§ **Task requirements**
Exactly the lines from the first line of the records to the line holding "color='#cccccc', lw=1.0, zorder=1)" should be duplicated, and nothing more; pictures stay out.
BEGIN Material for the task
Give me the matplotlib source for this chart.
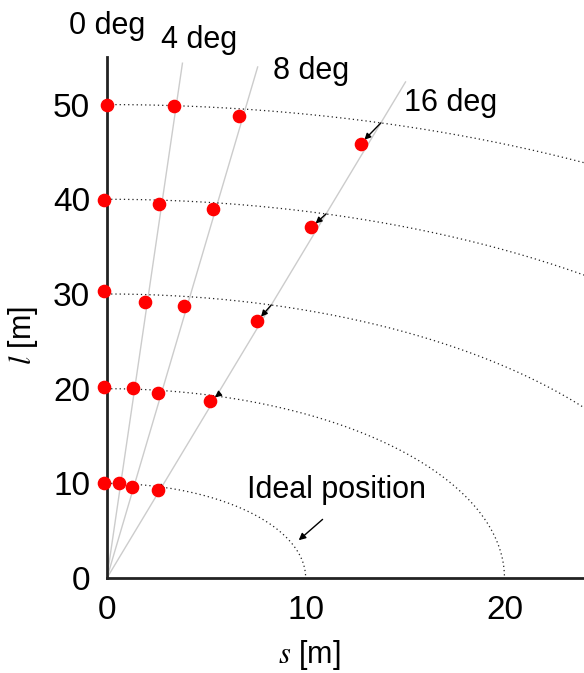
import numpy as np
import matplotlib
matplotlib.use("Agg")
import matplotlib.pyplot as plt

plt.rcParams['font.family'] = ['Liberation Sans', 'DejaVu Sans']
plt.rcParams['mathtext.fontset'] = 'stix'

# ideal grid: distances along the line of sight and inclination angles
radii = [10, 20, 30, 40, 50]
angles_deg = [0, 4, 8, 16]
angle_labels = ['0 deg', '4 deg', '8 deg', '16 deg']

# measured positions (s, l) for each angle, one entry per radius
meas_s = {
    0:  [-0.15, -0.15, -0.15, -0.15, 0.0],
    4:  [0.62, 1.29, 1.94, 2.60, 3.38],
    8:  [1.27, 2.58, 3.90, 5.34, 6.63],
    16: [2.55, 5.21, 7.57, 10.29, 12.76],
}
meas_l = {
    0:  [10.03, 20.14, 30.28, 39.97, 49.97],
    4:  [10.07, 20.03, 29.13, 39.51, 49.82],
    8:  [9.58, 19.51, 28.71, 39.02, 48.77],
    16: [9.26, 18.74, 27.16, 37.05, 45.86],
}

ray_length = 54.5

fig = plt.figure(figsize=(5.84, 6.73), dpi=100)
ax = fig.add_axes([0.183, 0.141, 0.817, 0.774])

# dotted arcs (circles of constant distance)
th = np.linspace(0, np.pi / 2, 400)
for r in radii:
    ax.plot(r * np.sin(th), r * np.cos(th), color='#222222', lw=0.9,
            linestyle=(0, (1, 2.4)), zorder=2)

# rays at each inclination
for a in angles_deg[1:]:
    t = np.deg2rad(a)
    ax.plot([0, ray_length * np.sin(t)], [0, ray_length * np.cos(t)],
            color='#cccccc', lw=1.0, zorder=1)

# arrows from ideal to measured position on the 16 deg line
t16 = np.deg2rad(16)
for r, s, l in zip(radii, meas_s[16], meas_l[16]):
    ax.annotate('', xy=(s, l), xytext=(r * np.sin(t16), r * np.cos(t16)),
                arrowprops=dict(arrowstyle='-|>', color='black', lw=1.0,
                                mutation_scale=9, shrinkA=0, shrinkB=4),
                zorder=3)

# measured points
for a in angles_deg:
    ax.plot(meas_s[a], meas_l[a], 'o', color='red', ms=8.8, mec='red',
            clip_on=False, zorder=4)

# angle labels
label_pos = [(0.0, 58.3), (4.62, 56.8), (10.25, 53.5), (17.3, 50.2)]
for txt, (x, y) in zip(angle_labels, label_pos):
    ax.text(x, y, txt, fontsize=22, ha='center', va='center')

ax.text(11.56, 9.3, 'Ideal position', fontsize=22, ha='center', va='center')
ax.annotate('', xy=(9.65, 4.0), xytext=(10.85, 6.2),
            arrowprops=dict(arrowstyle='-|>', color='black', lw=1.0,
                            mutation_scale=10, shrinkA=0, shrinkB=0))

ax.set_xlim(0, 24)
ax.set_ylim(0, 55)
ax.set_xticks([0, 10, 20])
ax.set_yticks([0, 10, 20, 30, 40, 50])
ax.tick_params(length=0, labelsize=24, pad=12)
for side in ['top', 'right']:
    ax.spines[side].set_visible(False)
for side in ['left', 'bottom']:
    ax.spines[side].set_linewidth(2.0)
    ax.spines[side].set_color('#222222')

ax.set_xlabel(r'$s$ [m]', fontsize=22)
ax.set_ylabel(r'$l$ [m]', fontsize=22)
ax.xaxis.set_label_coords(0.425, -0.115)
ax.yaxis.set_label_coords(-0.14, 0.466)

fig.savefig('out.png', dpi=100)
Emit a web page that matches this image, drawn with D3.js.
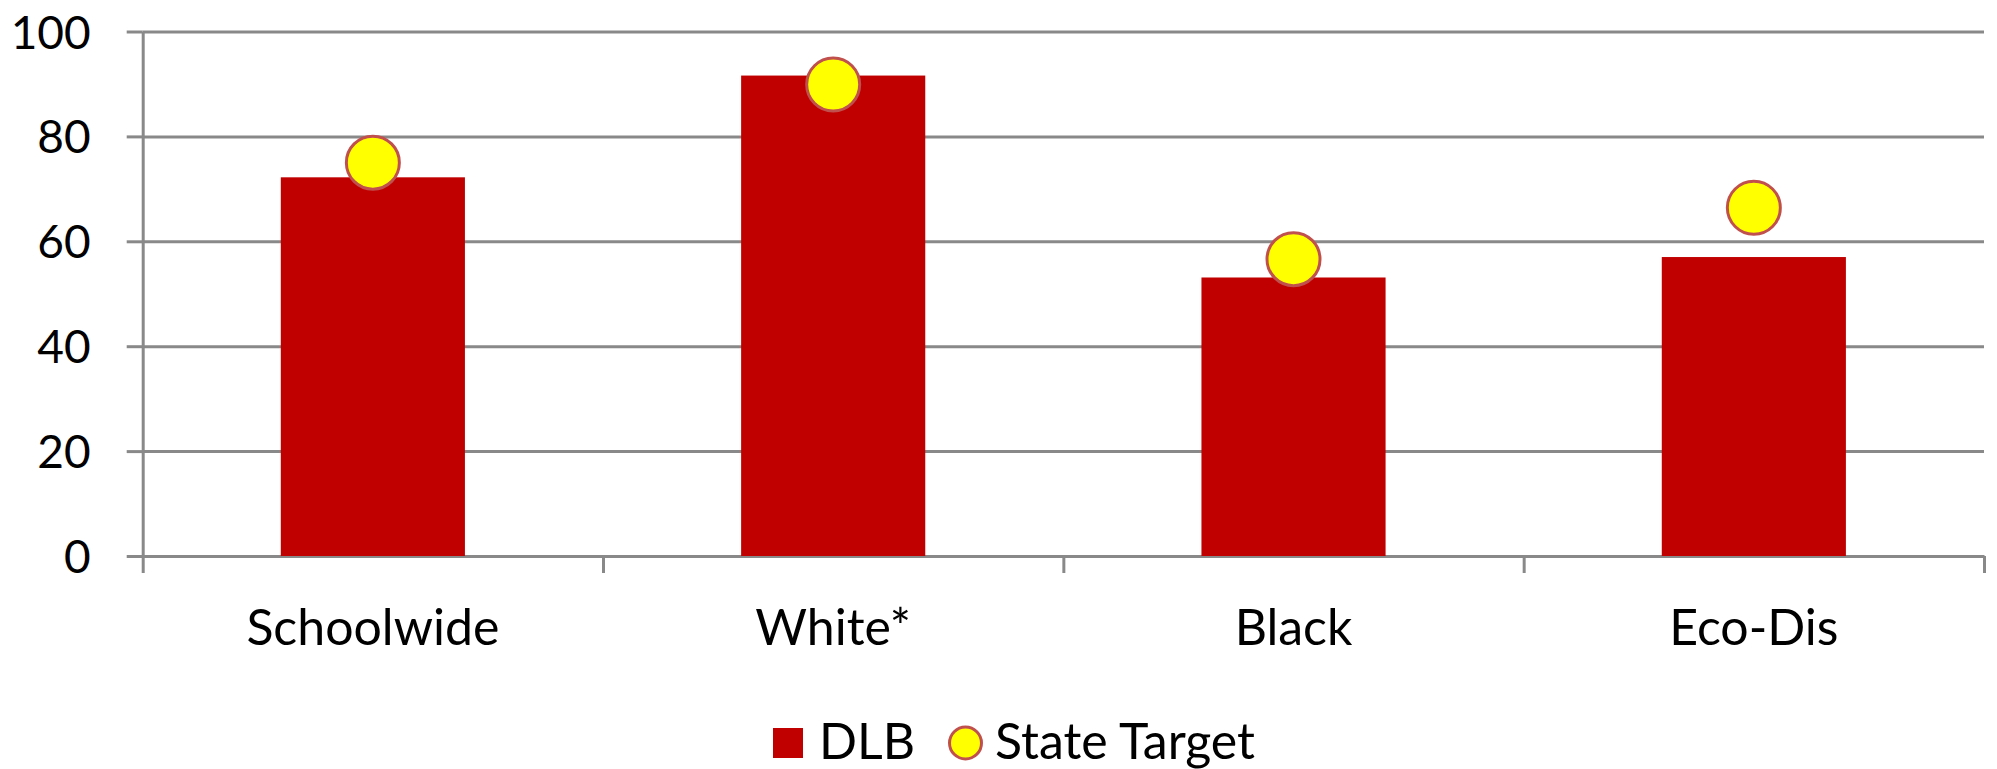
END Material for the task
§ **Full output**
Give me the matplotlib source for this chart.
import numpy as np
import matplotlib
matplotlib.use("Agg")
import matplotlib.pyplot as plt

plt.rcParams['font.family'] = ['Liberation Sans', 'DejaVu Sans']
plt.rcParams['mathtext.fontset'] = 'stix'

# ideal grid: distances along the line of sight and inclination angles
radii = [10, 20, 30, 40, 50]
angles_deg = [0, 4, 8, 16]
angle_labels = ['0 deg', '4 deg', '8 deg', '16 deg']

# measured positions (s, l) for each angle, one entry per radius
meas_s = {
    0:  [-0.15, -0.15, -0.15, -0.15, 0.0],
    4:  [0.62, 1.29, 1.94, 2.60, 3.38],
    8:  [1.27, 2.58, 3.90, 5.34, 6.63],
    16: [2.55, 5.21, 7.57, 10.29, 12.76],
}
meas_l = {
    0:  [10.03, 20.14, 30.28, 39.97, 49.97],
    4:  [10.07, 20.03, 29.13, 39.51, 49.82],
    8:  [9.58, 19.51, 28.71, 39.02, 48.77],
    16: [9.26, 18.74, 27.16, 37.05, 45.86],
}

ray_length = 54.5

fig = plt.figure(figsize=(5.84, 6.73), dpi=100)
ax = fig.add_axes([0.183, 0.141, 0.817, 0.774])

# dotted arcs (circles of constant distance)
th = np.linspace(0, np.pi / 2, 400)
for r in radii:
    ax.plot(r * np.sin(th), r * np.cos(th), color='#222222', lw=0.9,
            linestyle=(0, (1, 2.4)), zorder=2)

# rays at each inclination
for a in angles_deg[1:]:
    t = np.deg2rad(a)
    ax.plot([0, ray_length * np.sin(t)], [0, ray_length * np.cos(t)],
            color='#cccccc', lw=1.0, zorder=1)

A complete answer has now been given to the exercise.